# Topic Modeling in Python and Interactive Visualization with pyLDAvis

We will be using the 20 newsgroups dataset as provided by scikit-learn.

pip install pyLDAvis == 3.4.0

pip install sklearn == 1.2.2

查看版本号：pyLDAvis.\_\_version\_\_

In [1]:
import pyLDAvis
import pyLDAvis.lda_model
pyLDAvis.enable_notebook()

from sklearn.datasets import fetch_20newsgroups
from sklearn.feature_extraction.text import TfidfVectorizer
from sklearn.decomposition import LatentDirichletAllocation

import numpy as np
import sklearn

In [2]:
print(pyLDAvis.__version__)
print(sklearn.__version__)

3.4.0
1.2.2


## Load 20 newsgroups dataset

First, the 20 newsgroups dataset available in sklearn is loaded. As always, the headers, footers and quotes are removed.

In [3]:
import pickle as pkl
docs_raw = pkl.load(open('20news.pkl', 'rb'))

In [5]:
len(docs_raw)

3273

In [7]:
docs_raw[0]

"Hello World,\n\t     just bought a new Stealth two weeks ago. Got a grad student \n rebate. Someone told me that there's another $400 reabet for 1st time\n Chrysler buyer. True ? If yes can I still get it or am I too late ?\n"

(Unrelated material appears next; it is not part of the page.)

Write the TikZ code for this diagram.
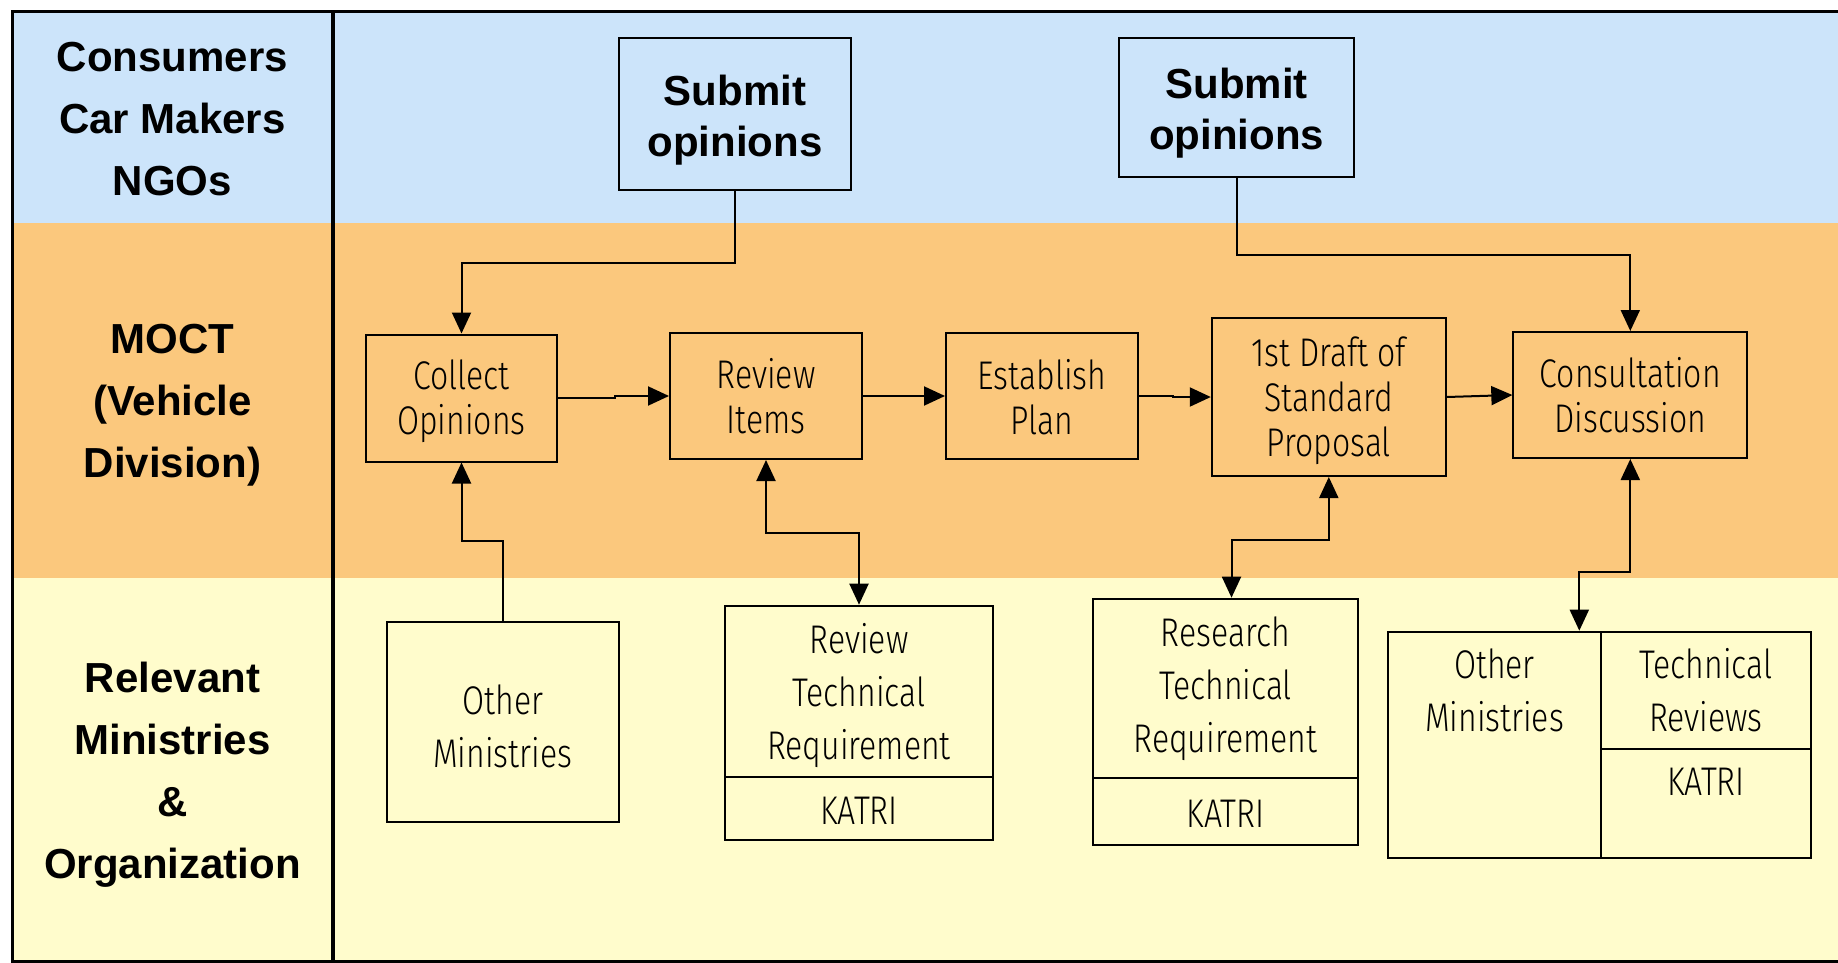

## Convert to document-term matrix

Next, the raw documents are converted into document-term matrix, possibly as TF-IDF form.

In [8]:
tfidf_vectorizer = TfidfVectorizer(strip_accents = 'unicode',
                                   stop_words = 'english',
                                   lowercase = True,
                                   token_pattern = r'\b[a-zA-Z]{3,}\b',
                                   max_df = 0.5, 
                                   min_df = 10)
dtm_tfidf = tfidf_vectorizer.fit_transform(docs_raw)
print(dtm_tfidf.shape)

(3273, 3466)


## Fit Latent Dirichlet Allocation models

Finally, the LDA models are fitted.

USE: sklearn.decomposition.LatentDirichletAllocation

Refer to: https://scikit-learn.org/stable/modules/generated/sklearn.decomposition.LatentDirichletAllocation.html

In [19]:
# TODO
lda = LatentDirichletAllocation(n_components=10)
lda.fit(dtm_tfidf)

**Proportion of each topic in each document:**

In [20]:
# TODO
doc_topic = lda.transform(dtm_tfidf)

In [21]:
doc_topic.shape

(3273, 10)

In [22]:
doc_topic[0]

array([0.01999288, 0.0199928 , 0.01999293, 0.01999365, 0.01999625,
       0.01999295, 0.01999286, 0.82004233, 0.01999491, 0.02000844])

**k word distributions (k topics):**

In [23]:
# TODO
topics = lda.components_
topics.shape
topics[1]

array([0.1       , 0.10000003, 0.10000001, ..., 0.10000001, 0.10000001,
       0.10000003])

## Visualizing the models with pyLDAvis

In [24]:
pyLDAvis.lda_model.prepare(lda, dtm_tfidf, tfidf_vectorizer)